3. The grant dimension
If your AI-assisted R&D is funded by public money, the IP questions get more specific. Grant funders expect you to own or control the IP generated by the project. If your R&D process involves AI tools whose terms of service claim rights over outputs generated using their platform, you may have a conflict between your grant obligations and your AI tool licence. Most current AI platforms (including OpenAI's enterprise products and GitHub Copilot) assign output rights to the user — but this varies by platform and by pricing tier. Check the terms for the specific tools you're using, not the general assumption.

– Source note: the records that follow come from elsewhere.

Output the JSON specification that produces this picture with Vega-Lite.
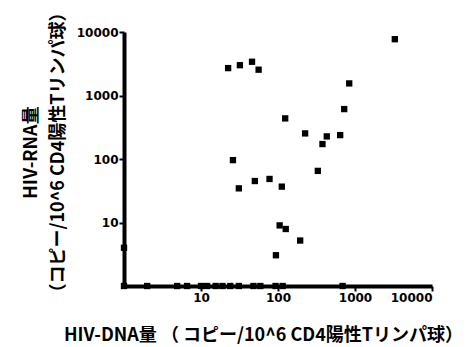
{
  "$schema": "https://vega.github.io/schema/vega-lite/v6.json",
  "width": 308,
  "height": 254,
  "autosize": {"type": "none"},
  "padding": {"left": 124, "top": 32, "right": 36, "bottom": 61},
  "background": "white",
  "config": {
    "view": {"stroke": null},
    "axis": {"grid": false, "domainColor": "black", "tickColor": "black", "labelColor": "black", "titleColor": "black"}
  },
  "data": {
    "values": [
      {"dna": 3290, "rna": 7700},
      {"dna": 22.5, "rna": 2700},
      {"dna": 32, "rna": 3000},
      {"dna": 46, "rna": 3400},
      {"dna": 56, "rna": 2550},
      {"dna": 841, "rna": 1550},
      {"dna": 724, "rna": 611},
      {"dna": 124, "rna": 436},
      {"dna": 225, "rna": 253},
      {"dna": 430, "rna": 227},
      {"dna": 642, "rna": 238},
      {"dna": 378, "rna": 172},
      {"dna": 26, "rna": 96},
      {"dna": 329, "rna": 65},
      {"dna": 31, "rna": 34.5},
      {"dna": 50, "rna": 45},
      {"dna": 77.6, "rna": 48.5},
      {"dna": 112, "rna": 36.7},
      {"dna": 105, "rna": 9.0},
      {"dna": 126, "rna": 7.9},
      {"dna": 194, "rna": 5.2},
      {"dna": 94, "rna": 3.05},
      {"dna": 1, "rna": 4},
      {"dna": 1, "rna": 1},
      {"dna": 2, "rna": 1},
      {"dna": 4.9, "rna": 1},
      {"dna": 6.6, "rna": 1},
      {"dna": 10, "rna": 1},
      {"dna": 12, "rna": 1},
      {"dna": 15.5, "rna": 1},
      {"dna": 19, "rna": 1},
      {"dna": 24, "rna": 1},
      {"dna": 31, "rna": 1},
      {"dna": 48, "rna": 1},
      {"dna": 59, "rna": 1},
      {"dna": 93, "rna": 1},
      {"dna": 115, "rna": 1},
      {"dna": 690, "rna": 1}
    ]
  },
  "mark": {"type": "square", "color": "black", "size": 40, "opacity": 1},
  "encoding": {
    "x": {"field": "dna", "type": "quantitative", "scale": {"type": "log", "domain": [1, 10000], "nice": false},
      "axis": {"values": [10, 100, 1000, 10000], "format": "d", "domainWidth": 4, "tickSize": 5, "tickWidth": 2,
        "labelFont": "DejaVu Sans", "labelFontWeight": "bold", "labelFontSize": 12, "labelPadding": 1,
        "title": "HIV-DNA量 （ コピー/10^6 CD4陽性Tリンパ球）", "titleFont": "Noto Sans CJK JP", "titleFontWeight": "bold", "titleFontSize": 18,
        "titleX": 139, "titleY": 49, "titleAnchor": "middle", "titleAlign": "center", "titleBaseline": "middle"}},
    "y": {"field": "rna", "type": "quantitative", "scale": {"type": "log", "domain": [1, 10000], "nice": false},
      "axis": {"values": [10, 100, 1000, 10000], "format": "d", "domainWidth": 4, "tickSize": 5, "tickWidth": 2,
        "labelFont": "DejaVu Sans", "labelFontWeight": "bold", "labelFontSize": 12, "labelPadding": 1,
        "title": ["HIV-RNA量", "（コピー/10^6 CD4陽性Tリンパ球）"], "titleFont": "Noto Sans CJK JP", "titleFontWeight": "bold", "titleFontSize": 18,
        "titleLineHeight": 27, "titleAngle": -90, "titleX": -93, "titleY": 120, "titleAlign": "center", "titleBaseline": "middle"}}
  }
}
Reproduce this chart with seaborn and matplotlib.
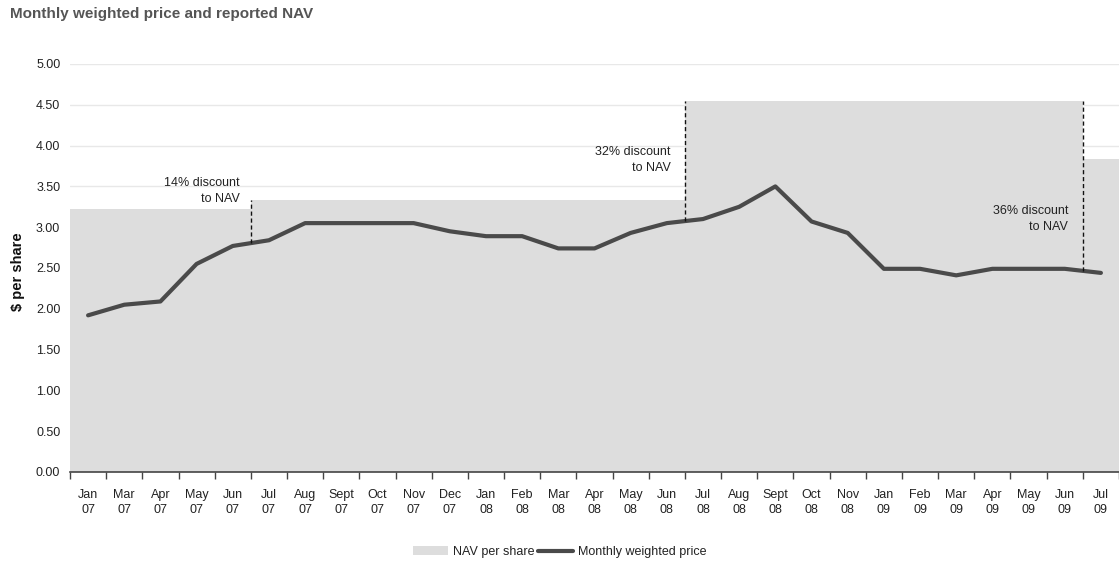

4. Practical steps that protect you without slowing you down
You don't need to stop using AI tools. You need a lightweight protocol: First, use enterprise or API tiers of AI tools rather than consumer tiers — these typically have stronger data protection and clearer IP assignment terms. Second, maintain an invention disclosure log that records, for each significant R&D output, what the human contribution was and what role AI tools played. Third, review the terms of service for every AI platform you use in your R&D workflow — specifically the data retention and output ownership clauses. Fourth, ensure that confidential information isn't being entered into AI tools that retain training data.
5. The landscape is moving fast and the law hasn't caught up
The UK government's consultation on AI and IP (2022–23) left many questions deliberately open, and their recent report in March 2026 has rowed back from a number of positions previously put forward. The EU AI Act addresses risk classification and transparency but doesn't resolve the inventorship question. Case law is developing but inconsistent across jurisdictions. What this means practically: the companies that will be in the strongest IP position in 2–3 years are the ones that are documenting their human contribution to AI-assisted inventions now, maintaining clean data hygiene around their AI tool usage, and building IP strategies that work regardless of how the legal landscape evolves.
This isn't a reason to panic — it's a reason to be deliberate. A short conversation with your IP advisor about how AI tools fit into your R&D workflow is one of the most valuable hours you'll spend this quarter.